Three Zimbabwean women have been accused of a series of sex attacks on male hitchhikers, purportedly to steal their semen for use in ritual practices. In a case that has gripped media and public imagination, the gang appeared in court to face charges of aggravated indecent assault.

Sophie and Netsai Nhokwara, sisters aged 26 and 24, along with 28-year-old Rosemary Chakwizira, are the first suspects to be arrest since accounts of women gang-raping men in Zimbabwe emerged two years ago. They were charged along with Thulani Ngwenya, 24, who is Sophie Nhokwara’s boyfriend.

The gang’s alleged 17 victims identified so far include a soldier and a police officer whom they allegedly forced to have sex without condoms, the Herald newspaper reported…

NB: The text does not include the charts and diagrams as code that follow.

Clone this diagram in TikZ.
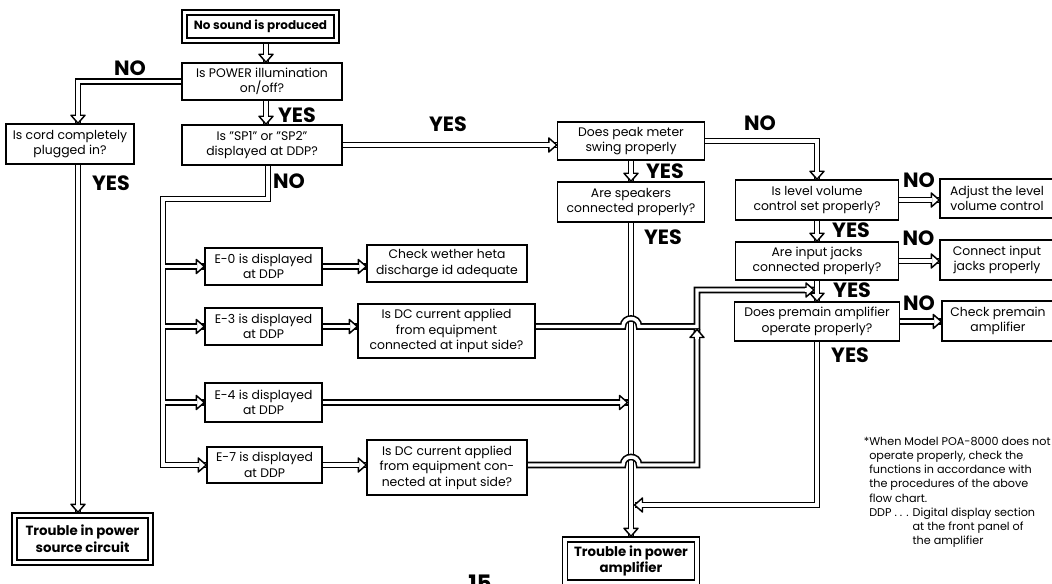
\documentclass[tikz,border=0pt]{standalone}
\usepackage{fontspec}
\setmainfont{Poppins}
\usetikzlibrary{decorations.markings}
\pgfdeclarelayer{lines}
\pgfdeclarelayer{boxes}
\pgfsetlayers{lines,main,boxes}
\newcommand\dconn[2][]{%
  \begin{pgfonlayer}{lines}\draw[outerl] #2;\end{pgfonlayer}%
  \draw[innerl,#1] #2;}
\newcommand\fconn[2][]{\draw[outerl] #2; \draw[innerl,#1] #2;}
\tikzset{
  box/.style={draw, line width=1.1pt, fill=white, align=center, inner sep=0pt,
    font=\fontsize{9.3}{11.6}\selectfont},
  wh/.style 2 args={minimum width=#1*0.75pt, minimum height=#2*0.75pt},
  dbox/.style={box, double, double distance=2.8pt, line width=1pt, outer sep=2.4pt,
    font=\bfseries\fontsize{10}{12.5}\selectfont},
  lbl/.style={font=\bfseries\fontsize{15.5}{15.5}\selectfont, inner sep=0pt},
  outerl/.style={line width=5pt, black},
  innerl/.style={line width=2.6pt, white},
  tip/.style={postaction={decorate, decoration={markings, mark=at position 1 with {
     \draw[black, line width=1.1pt, fill=white, line join=round] (-6pt,5.25pt) -- (0pt,0pt) -- (-6pt,-5.25pt) -- cycle;
     \fill[white] (-6.8pt,-1.3pt) rectangle (-5.1pt,1.3pt);}}}},
}
\begin{document}
\begin{tikzpicture}[x=0.75pt,y=-0.75pt]
\useasboundingbox (0,0) rectangle (1052,584);
\begin{pgfonlayer}{boxes}
\clip (0,0) rectangle (1052,584);
\node[dbox, wh={152}{28}, font=\bfseries\fontsize{9}{11}\selectfont] (nosound) at (260.5,26.5) {No sound is produced};
\node[box, wh={160}{37}] (power) at (262,81.5) {Is POWER illumination\\on/off?};
\node[box, wh={128}{40}] (cord) at (70,144) {Is cord completely\\plugged in?};
\node[box, wh={160}{40}] (sp) at (262,145) {Is "SP1" or "SP2"\\displayed at DDP?};
\node[box, wh={147}{38}] (peak) at (631,141) {Does peak meter\\swing properly};
\node[box, wh={147}{40}] (spk) at (631,202) {Are speakers\\connected properly?};
\node[box, wh={163}{40}] (level) at (817,200) {Is level volume\\control set properly?};
\node[box, wh={114}{39}] (adjust) at (997,198.5) {Adjust the level\\volume control};
\node[box, wh={163}{38}] (input) at (817,261) {Are input jacks\\connected properly?};
\node[box, wh={114}{40}] (connect) at (997,260) {Connect input\\jacks properly};
\node[box, wh={165}{39}] (premain) at (817,321.5) {Does premain amplifier\\operate properly?};
\node[box, wh={112}{40}] (chkpre) at (998,321) {Check premain\\amplifier};
\node[box, wh={117}{37}] (e0) at (263.5,266.5) {E-0 is displayed\\at DDP};
\node[box, wh={160}{37}] (heta) at (447,263.5) {Check wether heta\\discharge id adequate};
\node[box, wh={117}{37}] (e3) at (263.5,326.5) {E-3 is displayed\\at DDP};
\node[box, wh={177}{54}] (dc1) at (446.5,331) {Is DC current applied\\from equipment\\connected at input side?};
\node[box, wh={117}{39}] (e4) at (263.5,402.5) {E-4 is displayed\\at DDP};
\node[box, wh={115}{36}] (e7) at (264.5,465) {E-7 is displayed\\at DDP};
\node[box, wh={160}{55}] (dc2) at (447,467.5) {Is DC current applied\\from equipment con-\\nected at input side?};
\node[dbox, wh={136}{47}] (tps) at (82.5,539) {Trouble in power\\source circuit};
\node[dbox, wh={132}{43}] (tpa) at (631,561) {Trouble in power\\amplifier};
\node[anchor=north west, align=left, inner sep=0pt, font=\fontsize{8.4}{10.6}\selectfont] (note) at (869,437)
 {\llap{*}When Model POA-8000 does not\\operate properly, check the\\functions in accordance with\\the procedures of the above\\flow chart.\\DDP . . . Digital display section\\\phantom{DDP . . . }at the front panel of\\\phantom{DDP . . . }the amplifier};
\node[font=\bfseries\fontsize{17}{17}\selectfont, anchor=north, inner sep=0pt] (pg) at (480,575) {15};
\end{pgfonlayer}

\coordinate (cx) at (78,0);
\coordinate (vx) at (266,0);
\coordinate (vx2) at (268,0);
\coordinate (tk) at (163,199);
\coordinate (j1) at (814,290);
\coordinate (j2) at (697,329.5);
\coordinate (j3) at (627.5,402.5);
\coordinate (j4) at (634.5,505);

\dconn[tip]{(vx |- nosound.south) -- (vx |- power.north)}
\dconn[tip]{(power.west) -| (cx |- cord.north)}
\dconn[tip]{(vx |- power.south) -- (vx |- sp.north)}
\dconn[tip]{(cx |- cord.south) -- (cx |- tps.north)}
\dconn[tip]{(sp.east) -- (sp.east -| peak.west)}
\dconn[tip]{(peak.east) -| (level.north)}
\dconn[tip]{(peak.south) -- (spk.north)}
\dconn[tip]{(spk.south) -- (tpa.north)}
\dconn[tip]{(level.east) -- (level.east -| adjust.west)}
\dconn[tip]{(level.south) -- (input.north)}
\dconn[tip]{(input.east) -- (input.east -| connect.west)}
\dconn[tip]{(input.south) -- (premain.north)}
\dconn[tip]{(premain.east) -- (premain.east -| chkpre.west)}
\dconn[tip]{(premain.south) |- (j4)}
\dconn[tip]{(vx2 |- sp.south) |- (tk) -- (tk |- e7.west) -- (e7.west)}
\dconn[tip]{(tk |- e0.west) -- (e0.west)}
\dconn[tip]{(tk |- e3.west) -- (e3.west)}
\dconn[tip]{(tk |- e4.west) -- (e4.west)}
\dconn[tip]{(e0.east) -- (e0.east -| heta.west)}
\dconn[tip]{(e3.east) -- (e3.east -| dc1.west)}
\dconn[tip]{(e4.east) -- (j3)}
\dconn[tip]{(e7.east) -- (e7.east -| dc2.west)}
\fconn[tip]{(dc1.east |- e3.east) -- (623,326.5) .. controls (623,315.8) and (639,315.8) .. (639,326.5) -- (697,326.5) |- (j1)}
\fconn[tip]{(dc2.east |- e7.east) -- (623,465) .. controls (623,454.3) and (639,454.3) .. (639,465) -- (697,465) -- (j2)}

\node[lbl] (l1) at (130,68.5) {NO};
\node[lbl] (l2) at (297,115) {YES};
\node[lbl] (l3) at (111,183) {YES};
\node[lbl] (l4) at (289,181.5) {NO};
\node[lbl] (l5) at (448,124.5) {YES};
\node[lbl] (l6) at (760,123.5) {NO};
\node[lbl] (l7) at (665,171.5) {YES};
\node[lbl] (l8) at (663,237) {YES};
\node[lbl] (l9) at (919,180) {NO};
\node[lbl] (l10) at (851,230) {YES};
\node[lbl] (l11) at (918.5,238.5) {NO};
\node[lbl] (l12) at (852,290.5) {YES};
\node[lbl] (l13) at (919,303.5) {NO};
\node[lbl] (l14) at (850,355.5) {YES};
\end{tikzpicture}
\end{document}
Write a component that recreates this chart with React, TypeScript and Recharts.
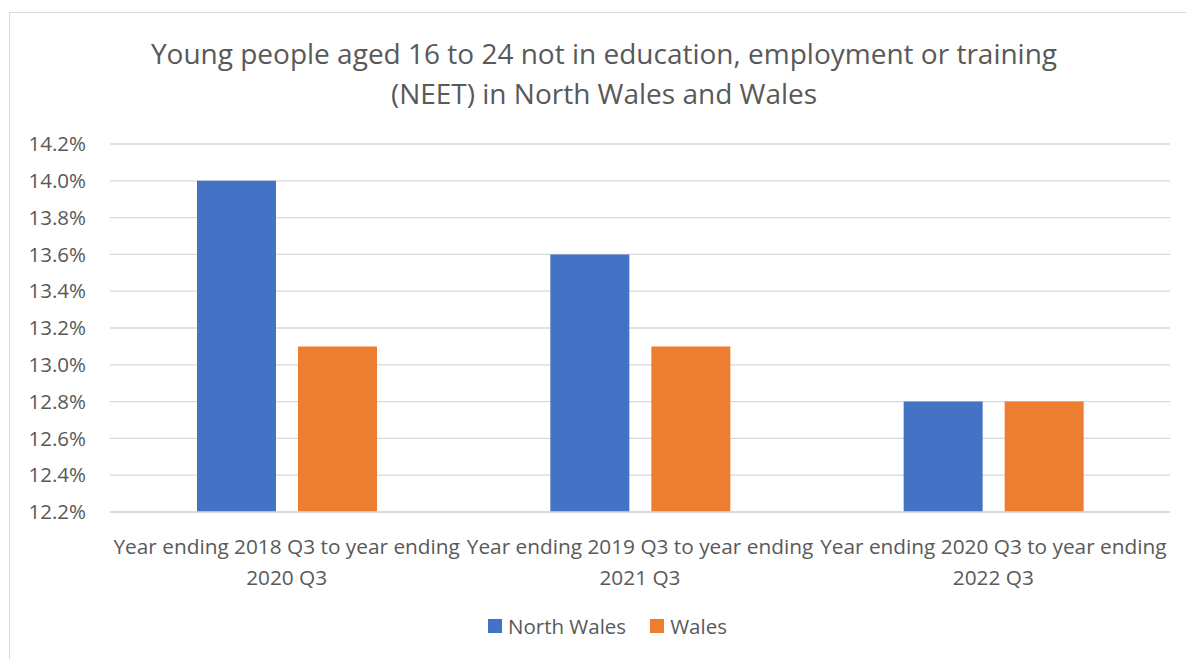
import { BarChart, Bar, XAxis, YAxis, CartesianGrid } from "recharts";

const categories = [
  "Year ending 2018 Q3 to year ending 2020 Q3",
  "Year ending 2019 Q3 to year ending 2021 Q3",
  "Year ending 2020 Q3 to year ending 2022 Q3",
];
const northWales = [14.0, 13.6, 12.8];
const wales = [13.1, 13.1, 12.8];
const yTicks = [12.2, 12.4, 12.6, 12.8, 13.0, 13.2, 13.4, 13.6, 13.8, 14.0, 14.2];

const BLUE = "#4472C4";
const ORANGE = "#ED7D31";
const TEXT = "#595959";
const FONT = "'Open Sans', sans-serif";

const data = categories.map((c, i) => ({
  name: c,
  north: northWales[i],
  wales: wales[i],
}));

function CategoryTick(props: any) {
  const { x, y, payload } = props;
  const label: string = payload.value;
  const cut = label.lastIndexOf(" 20");
  const line1 = label.slice(0, cut);
  const line2 = label.slice(cut + 1);
  return (
    <text x={x} y={y} textAnchor="middle" fill={TEXT} fontSize={20.8} fontFamily={FONT}>
      <tspan x={x} dy={40}>{line1}</tspan>
      <tspan x={x} dy={31}>{line2}</tspan>
    </text>
  );
}

export default function App() {
  return (
    <div
      style={{
        position: "absolute",
        top: 0,
        left: 0,
        width: 1186,
        height: 659,
        overflow: "hidden",
        background: "#fff",
        fontFamily: FONT,
      }}
    >
      <div
        style={{
          position: "absolute",
          left: 9,
          top: 12,
          width: 1220,
          height: 700,
          border: "1.5px solid #d9d9d9",
        }}
      />
      <div
        style={{
          position: "absolute",
          left: 10,
          top: 33,
          width: 1188,
          textAlign: "center",
          color: TEXT,
          fontSize: 28,
          lineHeight: "40px",
        }}
      >
        Young people aged 16 to 24 not in education, employment or training
        <br />
        (NEET) in North Wales and Wales
      </div>
      <div style={{ position: "absolute", left: 0, top: 0 }}>
        <BarChart
          width={1186}
          height={659}
          data={data}
          margin={{ top: 144, right: 16, bottom: 47, left: 0 }}
          barSize={79}
          barGap={22}
        >
          <CartesianGrid stroke="#d9d9d9" strokeWidth={1.3} vertical={false} />
          <XAxis
            dataKey="name"
            height={100}
            tickLine={false}
            tickSize={0}
            axisLine={{ stroke: "#d9d9d9", strokeWidth: 1.3 }}
            tick={<CategoryTick />}
            interval={0}
          />
          <YAxis
            width={110}
            domain={[12.2, 14.2]}
            ticks={yTicks}
            allowDataOverflow
            axisLine={false}
            tickLine={false}
            tickSize={0}
            tickMargin={24}
            tick={{ fill: TEXT, fontSize: 20.5, fontFamily: FONT }}
            tickFormatter={(v: number) => `${v.toFixed(1)}%`}
          />
          <Bar dataKey="north" fill={BLUE} isAnimationActive={false} />
          <Bar dataKey="wales" fill={ORANGE} isAnimationActive={false} />
        </BarChart>
      </div>
      <div
        style={{
          position: "absolute",
          top: 611,
          left: 488,
          display: "flex",
          alignItems: "center",
          color: TEXT,
          fontSize: 20.5,
          lineHeight: "30px",
        }}
      >
        <span style={{ display: "inline-block", width: 14, height: 14, background: BLUE, marginRight: 6 }} />
        <span>North Wales</span>
        <span style={{ display: "inline-block", width: 14, height: 14, background: ORANGE, marginLeft: 24, marginRight: 6 }} />
        <span>Wales</span>
      </div>
    </div>
  );
}
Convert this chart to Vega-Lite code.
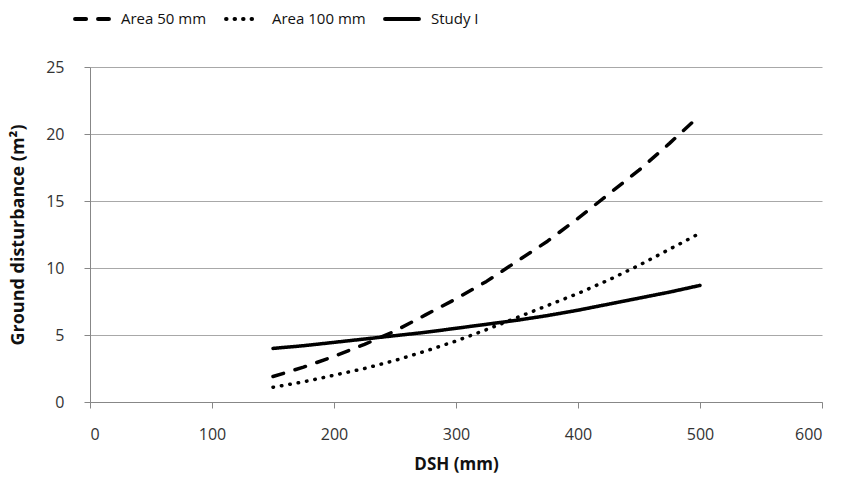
{
  "$schema": "https://vega.github.io/schema/vega-lite/v6.json",
  "autosize": "none",
  "width": 732,
  "height": 335,
  "padding": {"left": 90, "top": 67, "right": 21, "bottom": 82},
  "background": "white",
  "config": {
    "view": {"stroke": null},
    "font": "Open Sans, sans-serif",
    "axis": {"labelFont": "Open Sans, sans-serif", "titleFont": "Open Sans, sans-serif"},
    "legend": {"labelFont": "Open Sans, sans-serif"}
  },
  "data": {
    "values": [
      {"dsh": 150, "series": "Area 50 mm", "value": 1.9},
      {"dsh": 175, "series": "Area 50 mm", "value": 2.6},
      {"dsh": 200, "series": "Area 50 mm", "value": 3.4},
      {"dsh": 225, "series": "Area 50 mm", "value": 4.3},
      {"dsh": 250, "series": "Area 50 mm", "value": 5.3},
      {"dsh": 275, "series": "Area 50 mm", "value": 6.5},
      {"dsh": 300, "series": "Area 50 mm", "value": 7.7},
      {"dsh": 325, "series": "Area 50 mm", "value": 9.0},
      {"dsh": 350, "series": "Area 50 mm", "value": 10.5},
      {"dsh": 375, "series": "Area 50 mm", "value": 12.0},
      {"dsh": 400, "series": "Area 50 mm", "value": 13.7},
      {"dsh": 425, "series": "Area 50 mm", "value": 15.5},
      {"dsh": 450, "series": "Area 50 mm", "value": 17.3},
      {"dsh": 475, "series": "Area 50 mm", "value": 19.3},
      {"dsh": 500, "series": "Area 50 mm", "value": 21.4},
      {"dsh": 150, "series": "Area 100 mm", "value": 1.1},
      {"dsh": 175, "series": "Area 100 mm", "value": 1.5},
      {"dsh": 200, "series": "Area 100 mm", "value": 2.0},
      {"dsh": 225, "series": "Area 100 mm", "value": 2.5},
      {"dsh": 250, "series": "Area 100 mm", "value": 3.1},
      {"dsh": 275, "series": "Area 100 mm", "value": 3.8},
      {"dsh": 300, "series": "Area 100 mm", "value": 4.55},
      {"dsh": 325, "series": "Area 100 mm", "value": 5.4},
      {"dsh": 350, "series": "Area 100 mm", "value": 6.3},
      {"dsh": 375, "series": "Area 100 mm", "value": 7.2},
      {"dsh": 400, "series": "Area 100 mm", "value": 8.1},
      {"dsh": 425, "series": "Area 100 mm", "value": 9.1},
      {"dsh": 450, "series": "Area 100 mm", "value": 10.2},
      {"dsh": 475, "series": "Area 100 mm", "value": 11.4},
      {"dsh": 500, "series": "Area 100 mm", "value": 12.6},
      {"dsh": 150, "series": "Study I", "value": 4.0},
      {"dsh": 175, "series": "Study I", "value": 4.2},
      {"dsh": 200, "series": "Study I", "value": 4.45},
      {"dsh": 225, "series": "Study I", "value": 4.7},
      {"dsh": 250, "series": "Study I", "value": 4.95},
      {"dsh": 275, "series": "Study I", "value": 5.2},
      {"dsh": 300, "series": "Study I", "value": 5.5},
      {"dsh": 325, "series": "Study I", "value": 5.8},
      {"dsh": 350, "series": "Study I", "value": 6.1},
      {"dsh": 375, "series": "Study I", "value": 6.45},
      {"dsh": 400, "series": "Study I", "value": 6.85},
      {"dsh": 425, "series": "Study I", "value": 7.3},
      {"dsh": 450, "series": "Study I", "value": 7.75},
      {"dsh": 475, "series": "Study I", "value": 8.2},
      {"dsh": 500, "series": "Study I", "value": 8.7}
    ]
  },
  "mark": {"type": "line", "color": "black", "strokeWidth": 3.5, "strokeCap": "round", "strokeJoin": "round"},
  "encoding": {
    "x": {
      "field": "dsh", "type": "quantitative",
      "scale": {"domain": [0, 600], "nice": false},
      "axis": {
        "title": "DSH (mm)", "values": [0, 100, 200, 300, 400, 500, 600],
        "grid": false, "domainColor": "#878787", "tickColor": "#878787", "tickSize": 6,
        "labelFontSize": 16, "labelColor": "#333333", "labelPadding": 18,
        "titleFontSize": 17, "titleFontWeight": "bold", "titleColor": "#111111", "titlePadding": 14
      }
    },
    "y": {
      "field": "value", "type": "quantitative",
      "scale": {"domain": [0, 25], "nice": false},
      "axis": {
        "title": "Ground disturbance (m²)", "values": [0, 5, 10, 15, 20, 25],
        "grid": true, "gridColor": "#a8a8a8", "gridWidth": 1.2,
        "domainColor": "#878787", "tickColor": "#878787", "tickSize": 6,
        "labelFontSize": 16, "labelColor": "#333333", "labelPadding": 20,
        "titleFontSize": 18, "titleFontWeight": "bold", "titleColor": "#111111", "titlePadding": 18
      }
    },
    "detail": {"field": "series"},
    "strokeDash": {
      "field": "series", "type": "nominal",
      "scale": {"domain": ["Area 50 mm", "Area 100 mm", "Study I"], "range": [[11, 12], [0.5, 8], [1, 0]]},
      "legend": {
        "title": null, "orient": "none", "direction": "horizontal",
        "legendX": -17, "legendY": -67,
        "symbolType": "stroke", "symbolSize": 1150, "symbolStrokeWidth": 4, "symbolStrokeColor": "black",
        "labelFontSize": 15, "labelColor": "#111111", "columnPadding": 11, "labelOffset": 10,
        "encode": {"symbols": {"update": {"strokeCap": {"value": "round"}}}}
      }
    }
  }
}
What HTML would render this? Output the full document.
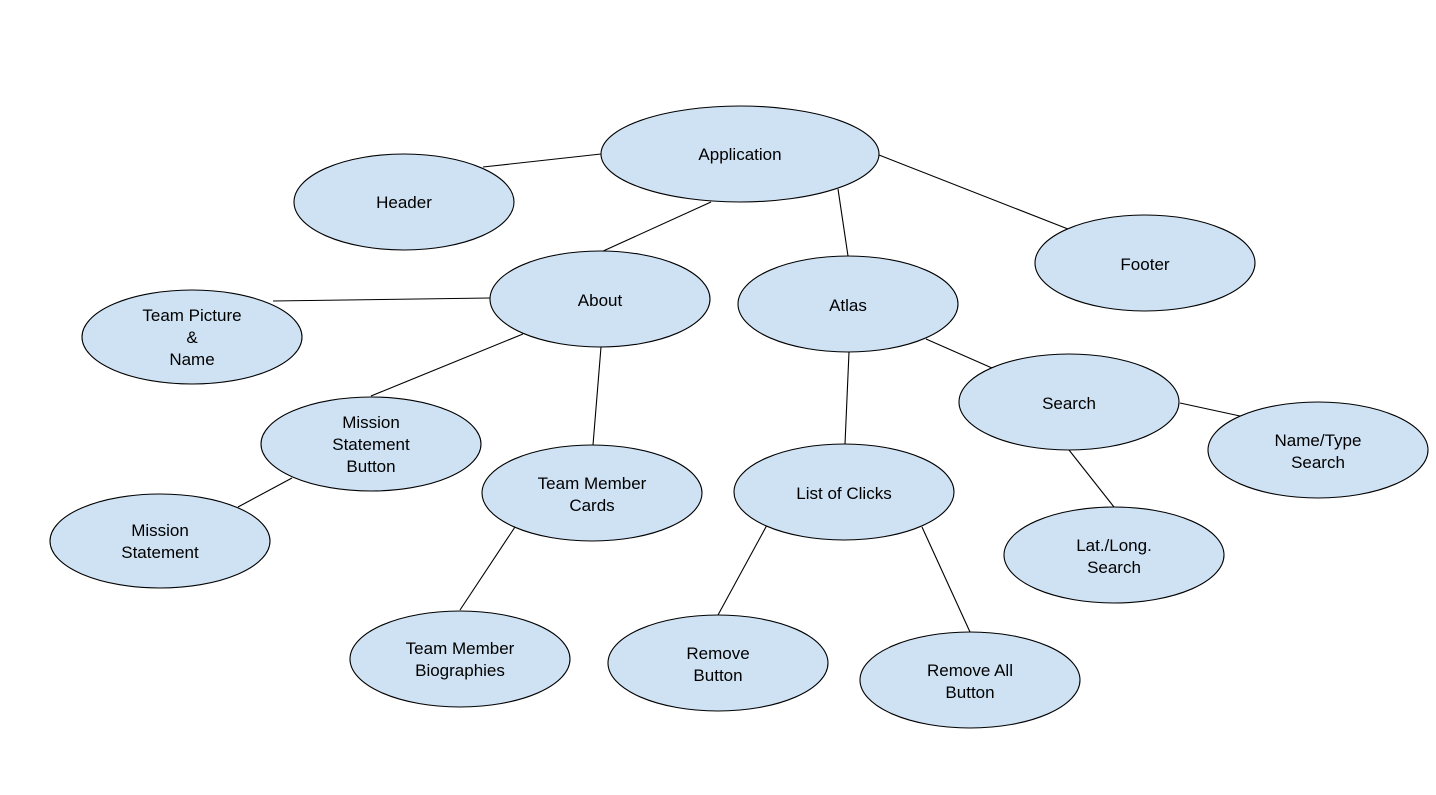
<!DOCTYPE html>
<html><head><meta charset="utf-8"><style>
html,body{margin:0;padding:0;background:#fff;}
svg{display:block;}
text{font-family:"Liberation Sans",Arial,sans-serif;font-size:17px;fill:#000;text-anchor:middle;}
</style></head><body>
<svg width="1436" height="795" viewBox="0 0 1436 795" xmlns="http://www.w3.org/2000/svg">
<g stroke="#000" stroke-width="1.1">
<line x1="483" y1="167" x2="601" y2="154"/>
<line x1="879" y1="155" x2="1068" y2="229"/>
<line x1="711" y1="202" x2="601" y2="252"/>
<line x1="838" y1="189" x2="848" y2="256"/>
<line x1="273" y1="301" x2="490" y2="298"/>
<line x1="523" y1="334" x2="371" y2="396"/>
<line x1="601" y1="347" x2="593" y2="445"/>
<line x1="926" y1="339" x2="992" y2="368"/>
<line x1="1180" y1="403" x2="1240" y2="416"/>
<line x1="849" y1="352" x2="845" y2="444"/>
<line x1="292" y1="478" x2="238" y2="507"/>
<line x1="1069" y1="450" x2="1114" y2="507"/>
<line x1="515" y1="527" x2="460" y2="610"/>
<line x1="767" y1="525" x2="718" y2="615"/>
<line x1="922" y1="527" x2="970" y2="632"/>
</g>
<g fill="#cfe2f3" stroke="#000" stroke-width="1.1">
<ellipse cx="740" cy="154" rx="139" ry="48"/>
<ellipse cx="404" cy="202" rx="110" ry="48"/>
<ellipse cx="1145" cy="263" rx="110" ry="48"/>
<ellipse cx="600" cy="299" rx="110" ry="48"/>
<ellipse cx="848" cy="304" rx="110" ry="48"/>
<ellipse cx="192" cy="337" rx="110" ry="47"/>
<ellipse cx="371" cy="444" rx="110" ry="47"/>
<ellipse cx="1069" cy="402" rx="110" ry="48"/>
<ellipse cx="1318" cy="450" rx="110" ry="48"/>
<ellipse cx="592" cy="493" rx="110" ry="48"/>
<ellipse cx="844" cy="492" rx="110" ry="48"/>
<ellipse cx="160" cy="541" rx="110" ry="47"/>
<ellipse cx="1114" cy="555" rx="110" ry="48"/>
<ellipse cx="460" cy="659" rx="110" ry="48"/>
<ellipse cx="718" cy="663" rx="110" ry="48"/>
<ellipse cx="970" cy="680" rx="110" ry="48"/>
</g>
<text x="740" y="160">Application</text>
<text x="404" y="208">Header</text>
<text x="1145" y="270">Footer</text>
<text x="600" y="306">About</text>
<text x="848" y="311">Atlas</text>
<text x="192" y="321">Team Picture</text>
<text x="192" y="343">&amp;</text>
<text x="192" y="365">Name</text>
<text x="371" y="428">Mission</text>
<text x="371" y="450">Statement</text>
<text x="371" y="472">Button</text>
<text x="1069" y="409">Search</text>
<text x="1318" y="446">Name/Type</text>
<text x="1318" y="468">Search</text>
<text x="592" y="489">Team Member</text>
<text x="592" y="511">Cards</text>
<text x="844" y="499">List of Clicks</text>
<text x="160" y="536">Mission</text>
<text x="160" y="558">Statement</text>
<text x="1114" y="551">Lat./Long.</text>
<text x="1114" y="573">Search</text>
<text x="460" y="654">Team Member</text>
<text x="460" y="676">Biographies</text>
<text x="718" y="659">Remove</text>
<text x="718" y="681">Button</text>
<text x="970" y="676">Remove All</text>
<text x="970" y="698">Button</text>
</svg>
</body></html>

The women were arrested when they were involved in an accident and police reportedly found 31 used condoms – three half-full of semen – in the boot of their car.

James Sabau, a spokesman for Harare police, told state media that preliminary investigations suggested a ritual link to the collection of victims’ semen.

We are still trying to figure out why semen was collected,” he was quoted as saying. “Information we have gathered so far links the entire female rapist issue to rituals that make people rich. It is, however, still unclear how the supposed rituals work.”

RTFA. Honestly – I haven’t a comment for this one. What do you think?